Semi-algebraic Approximation Using Christoffel–Darboux Kernel

• Published in: Constructive approximation Vol. 54; no. 3; pp. 391 - 429
• Main Authors: Marx, Swann, Pauwels, Edouard, Weisser, Tillmann, Henrion, Didier, Lasserre, Jean Bernard
• Format: Journal Article
• Language: English
• Published: New York Springer US 01.12.2021; Springer Nature B.V; Springer Verlag
• Subjects: Algebra; Analysis; Approximation; Convergence; Evaluation; Gibbs phenomenon; Kernels; Mathematics; Mathematics and Statistics; Numerical Analysis; Numerical integration; Optimal control; Optimization and Control; Polynomials; Positive polynomials; Convex optimization; 41A30; Orthogonal polynomials; 47B32; Approximation theory; Moments; 42C05; 41A30 Contents; approximation theory; moments; convex optimization; positive polynomials; orthogonal polynomials 42C05; orthogonal polynomials
• ISSN: 0176-4276; 1432-0940
• DOI: 10.1007/s00365-021-09535-4

We provide a new method to approximate a (possibly discontinuous) function using Christoffel–Darboux kernels.
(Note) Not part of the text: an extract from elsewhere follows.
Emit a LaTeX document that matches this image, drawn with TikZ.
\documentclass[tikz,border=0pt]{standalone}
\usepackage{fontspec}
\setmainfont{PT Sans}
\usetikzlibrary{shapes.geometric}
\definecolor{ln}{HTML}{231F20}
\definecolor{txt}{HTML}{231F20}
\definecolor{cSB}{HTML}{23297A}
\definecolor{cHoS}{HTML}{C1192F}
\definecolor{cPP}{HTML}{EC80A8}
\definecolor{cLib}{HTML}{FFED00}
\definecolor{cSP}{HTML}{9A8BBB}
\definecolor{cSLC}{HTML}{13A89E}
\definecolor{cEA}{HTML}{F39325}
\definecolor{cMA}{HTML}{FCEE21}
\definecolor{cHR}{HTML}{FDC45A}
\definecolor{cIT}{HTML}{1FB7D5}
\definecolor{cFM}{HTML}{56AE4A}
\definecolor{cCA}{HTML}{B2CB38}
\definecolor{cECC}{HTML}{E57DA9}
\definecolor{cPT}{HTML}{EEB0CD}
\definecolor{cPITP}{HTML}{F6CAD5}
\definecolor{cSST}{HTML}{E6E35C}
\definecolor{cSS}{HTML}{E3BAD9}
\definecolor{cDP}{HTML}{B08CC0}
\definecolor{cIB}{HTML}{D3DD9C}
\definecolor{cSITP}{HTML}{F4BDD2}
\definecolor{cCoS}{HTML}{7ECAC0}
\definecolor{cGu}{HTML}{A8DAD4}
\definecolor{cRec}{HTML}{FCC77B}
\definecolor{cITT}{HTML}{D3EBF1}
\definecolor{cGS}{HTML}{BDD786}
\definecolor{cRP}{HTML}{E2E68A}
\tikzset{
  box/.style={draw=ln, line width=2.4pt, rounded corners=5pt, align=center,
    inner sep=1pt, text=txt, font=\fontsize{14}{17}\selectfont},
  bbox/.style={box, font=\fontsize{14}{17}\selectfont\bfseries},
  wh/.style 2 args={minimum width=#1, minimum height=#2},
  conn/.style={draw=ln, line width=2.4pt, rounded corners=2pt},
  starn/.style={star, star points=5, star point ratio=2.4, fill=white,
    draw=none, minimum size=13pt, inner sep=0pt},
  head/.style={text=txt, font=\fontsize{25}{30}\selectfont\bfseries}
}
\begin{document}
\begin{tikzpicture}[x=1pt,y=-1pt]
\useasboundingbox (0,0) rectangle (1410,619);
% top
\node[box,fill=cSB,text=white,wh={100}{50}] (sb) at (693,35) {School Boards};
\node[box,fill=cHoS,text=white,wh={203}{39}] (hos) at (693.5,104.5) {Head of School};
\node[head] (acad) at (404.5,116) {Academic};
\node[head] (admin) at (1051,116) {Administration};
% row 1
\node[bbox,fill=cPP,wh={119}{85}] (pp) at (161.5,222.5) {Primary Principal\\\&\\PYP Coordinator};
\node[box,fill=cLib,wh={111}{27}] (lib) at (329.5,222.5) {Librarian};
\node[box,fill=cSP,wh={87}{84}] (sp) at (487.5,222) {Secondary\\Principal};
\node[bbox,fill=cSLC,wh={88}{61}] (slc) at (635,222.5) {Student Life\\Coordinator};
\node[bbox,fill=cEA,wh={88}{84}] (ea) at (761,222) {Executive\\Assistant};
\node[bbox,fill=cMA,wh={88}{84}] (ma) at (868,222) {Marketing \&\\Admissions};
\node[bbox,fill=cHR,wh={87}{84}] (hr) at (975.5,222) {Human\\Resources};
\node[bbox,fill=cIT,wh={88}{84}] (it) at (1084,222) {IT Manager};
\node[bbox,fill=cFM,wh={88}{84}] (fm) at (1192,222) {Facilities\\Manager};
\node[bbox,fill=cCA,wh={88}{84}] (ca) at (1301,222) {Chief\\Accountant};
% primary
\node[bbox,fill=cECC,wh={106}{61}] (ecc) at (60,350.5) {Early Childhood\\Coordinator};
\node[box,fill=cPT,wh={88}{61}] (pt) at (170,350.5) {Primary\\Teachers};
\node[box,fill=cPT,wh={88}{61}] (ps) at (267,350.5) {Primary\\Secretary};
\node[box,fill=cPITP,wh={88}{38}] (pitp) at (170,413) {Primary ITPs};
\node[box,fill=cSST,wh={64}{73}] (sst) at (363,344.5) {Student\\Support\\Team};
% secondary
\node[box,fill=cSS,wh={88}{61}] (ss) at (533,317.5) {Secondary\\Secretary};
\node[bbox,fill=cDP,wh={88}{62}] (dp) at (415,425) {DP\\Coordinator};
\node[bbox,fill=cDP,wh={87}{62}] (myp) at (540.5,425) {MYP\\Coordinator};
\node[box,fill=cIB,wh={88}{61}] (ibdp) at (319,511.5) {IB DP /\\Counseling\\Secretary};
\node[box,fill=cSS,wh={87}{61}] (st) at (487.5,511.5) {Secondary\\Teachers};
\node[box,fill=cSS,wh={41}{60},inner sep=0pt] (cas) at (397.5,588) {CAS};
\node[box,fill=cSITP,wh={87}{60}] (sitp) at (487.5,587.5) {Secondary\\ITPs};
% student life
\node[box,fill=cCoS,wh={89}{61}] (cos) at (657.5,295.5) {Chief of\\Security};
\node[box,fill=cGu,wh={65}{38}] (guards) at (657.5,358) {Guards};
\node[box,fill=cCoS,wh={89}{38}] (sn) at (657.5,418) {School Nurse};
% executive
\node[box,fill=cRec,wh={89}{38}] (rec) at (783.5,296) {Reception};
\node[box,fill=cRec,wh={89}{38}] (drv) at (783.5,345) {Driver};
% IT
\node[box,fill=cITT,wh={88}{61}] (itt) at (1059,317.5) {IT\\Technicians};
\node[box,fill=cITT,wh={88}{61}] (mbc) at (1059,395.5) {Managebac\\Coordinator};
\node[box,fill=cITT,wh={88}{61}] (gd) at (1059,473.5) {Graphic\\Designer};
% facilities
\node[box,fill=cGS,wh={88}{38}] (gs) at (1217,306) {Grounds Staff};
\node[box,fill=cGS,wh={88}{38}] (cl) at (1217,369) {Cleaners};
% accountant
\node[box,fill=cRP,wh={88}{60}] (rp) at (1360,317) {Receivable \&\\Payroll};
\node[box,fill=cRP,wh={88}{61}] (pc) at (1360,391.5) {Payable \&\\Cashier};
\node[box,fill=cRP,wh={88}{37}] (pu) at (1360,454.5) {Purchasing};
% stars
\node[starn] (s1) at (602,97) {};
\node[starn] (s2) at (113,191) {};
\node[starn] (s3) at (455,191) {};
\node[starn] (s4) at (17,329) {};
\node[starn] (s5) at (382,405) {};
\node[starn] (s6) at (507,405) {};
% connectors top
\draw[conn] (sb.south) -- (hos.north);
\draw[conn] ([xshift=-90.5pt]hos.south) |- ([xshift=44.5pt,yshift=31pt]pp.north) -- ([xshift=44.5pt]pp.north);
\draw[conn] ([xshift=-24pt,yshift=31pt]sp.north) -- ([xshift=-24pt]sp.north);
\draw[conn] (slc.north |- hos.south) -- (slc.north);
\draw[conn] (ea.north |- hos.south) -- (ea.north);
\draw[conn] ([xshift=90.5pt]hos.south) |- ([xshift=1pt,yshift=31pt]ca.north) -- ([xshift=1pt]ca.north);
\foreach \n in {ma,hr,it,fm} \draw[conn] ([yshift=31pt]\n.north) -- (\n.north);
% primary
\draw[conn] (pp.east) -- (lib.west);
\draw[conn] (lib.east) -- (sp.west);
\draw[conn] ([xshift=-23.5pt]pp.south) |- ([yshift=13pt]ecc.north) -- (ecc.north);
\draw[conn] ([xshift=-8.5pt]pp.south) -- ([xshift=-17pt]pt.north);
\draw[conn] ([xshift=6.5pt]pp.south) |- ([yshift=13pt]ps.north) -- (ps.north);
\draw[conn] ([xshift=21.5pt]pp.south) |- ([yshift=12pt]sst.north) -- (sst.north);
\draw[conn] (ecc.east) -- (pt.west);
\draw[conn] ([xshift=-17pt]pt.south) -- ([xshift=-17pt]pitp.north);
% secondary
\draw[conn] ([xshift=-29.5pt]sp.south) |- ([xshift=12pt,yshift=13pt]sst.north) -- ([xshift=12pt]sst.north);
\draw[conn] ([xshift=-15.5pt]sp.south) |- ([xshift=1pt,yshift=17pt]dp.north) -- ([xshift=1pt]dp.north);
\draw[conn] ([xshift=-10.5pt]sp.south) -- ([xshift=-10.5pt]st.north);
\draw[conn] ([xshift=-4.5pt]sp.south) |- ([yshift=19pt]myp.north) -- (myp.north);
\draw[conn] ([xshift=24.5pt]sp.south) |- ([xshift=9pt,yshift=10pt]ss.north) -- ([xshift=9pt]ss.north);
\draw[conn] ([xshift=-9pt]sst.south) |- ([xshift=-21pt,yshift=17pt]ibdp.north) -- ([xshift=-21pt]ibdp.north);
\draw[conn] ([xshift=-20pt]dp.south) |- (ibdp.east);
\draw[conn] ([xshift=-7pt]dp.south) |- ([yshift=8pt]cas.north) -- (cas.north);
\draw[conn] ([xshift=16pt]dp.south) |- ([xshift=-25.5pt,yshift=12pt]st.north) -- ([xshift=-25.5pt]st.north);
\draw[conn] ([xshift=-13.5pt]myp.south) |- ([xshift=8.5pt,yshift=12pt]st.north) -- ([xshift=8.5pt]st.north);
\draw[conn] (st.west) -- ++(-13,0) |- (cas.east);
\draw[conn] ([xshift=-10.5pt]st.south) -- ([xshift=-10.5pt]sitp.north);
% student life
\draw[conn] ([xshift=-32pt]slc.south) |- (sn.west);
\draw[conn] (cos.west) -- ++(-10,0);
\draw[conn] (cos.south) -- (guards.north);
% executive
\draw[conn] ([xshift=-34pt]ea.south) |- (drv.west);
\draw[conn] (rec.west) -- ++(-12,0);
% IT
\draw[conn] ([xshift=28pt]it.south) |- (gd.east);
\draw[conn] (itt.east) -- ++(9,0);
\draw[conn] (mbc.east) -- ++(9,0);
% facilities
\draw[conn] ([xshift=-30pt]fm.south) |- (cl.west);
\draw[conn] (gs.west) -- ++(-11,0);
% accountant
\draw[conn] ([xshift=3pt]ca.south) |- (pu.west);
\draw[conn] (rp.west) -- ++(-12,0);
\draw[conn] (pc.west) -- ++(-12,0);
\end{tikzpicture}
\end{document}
Our knowledge about the unknown multivariate function is in terms of finitely many moments of the Young measure supported on the graph of the function. Such an input is available when approximating weak (or measure-valued) solution of optimal control problems, entropy solutions to nonlinear hyperbolic PDEs, or using numerical integration from finitely many evaluations of the function. While most of the existing methods construct a piecewise polynomial approximation, we construct a semi-algebraic approximation whose estimation and evaluation can be performed efficiently. An appealing feature of this method is that it deals with nonsmoothness implicitly so that a single scheme can be used to treat smooth or nonsmooth functions without any prior knowledge. On the theoretical side, we prove pointwise convergence almost everywhere as well as convergence in the Lebesgue one norm under broad assumptions. Using more restrictive assumptions, we obtain explicit convergence rates. We illustrate our approach on various examples from control and approximation. In particular, we observe empirically that our method does not suffer from the Gibbs phenomenon when approximating discontinuous functions.